The latest figures from Public Health Wales indicate an increase in the number of sexually transmitted infections (STIs) diagnosed in Wales.
According to the report, there were a total of 12,852 STI diagnoses in 2017. These included 6920 cases of chlamydia, 3020 of first episode genital warts, 1422 of first episode herpes, 1190 of gonorrhoea, 214 of syphilis and 86 of HIV. A 53% rise in the cases of syphilis and 21% rise in cases of gonorrhoea diagnosed were observed in 2017.
The diagnoses of STIs were most pronounced in the younger population. The rate for gonorrhoea in 15-24 year olds was 149.4 vs 38.2 per 100,000 in the overall population. Men who have sex with men (MSM) account for a significant proportion of STI diagnoses. In 2017, MSM accounted for 65%, 34% and 48% of all syphilis, gonorrhoea and HIV diagnoses.
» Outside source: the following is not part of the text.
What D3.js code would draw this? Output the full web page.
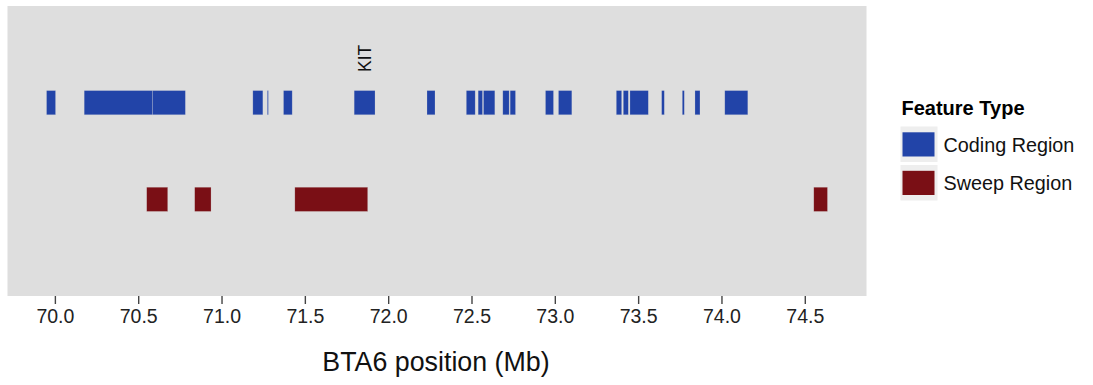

Zoe Couzens, Sexual Health Lead at Public Health Wales, said: "Increases in STIs are usually related to changes in sexual behaviour in the population. Casual sex is now more available as people linkup through apps." The public needs to be educated that STIs are treatable and those who have had unprotected sex should get tested for STIs. Sexual health clinics and some GPs and charities offer free testing and treatment.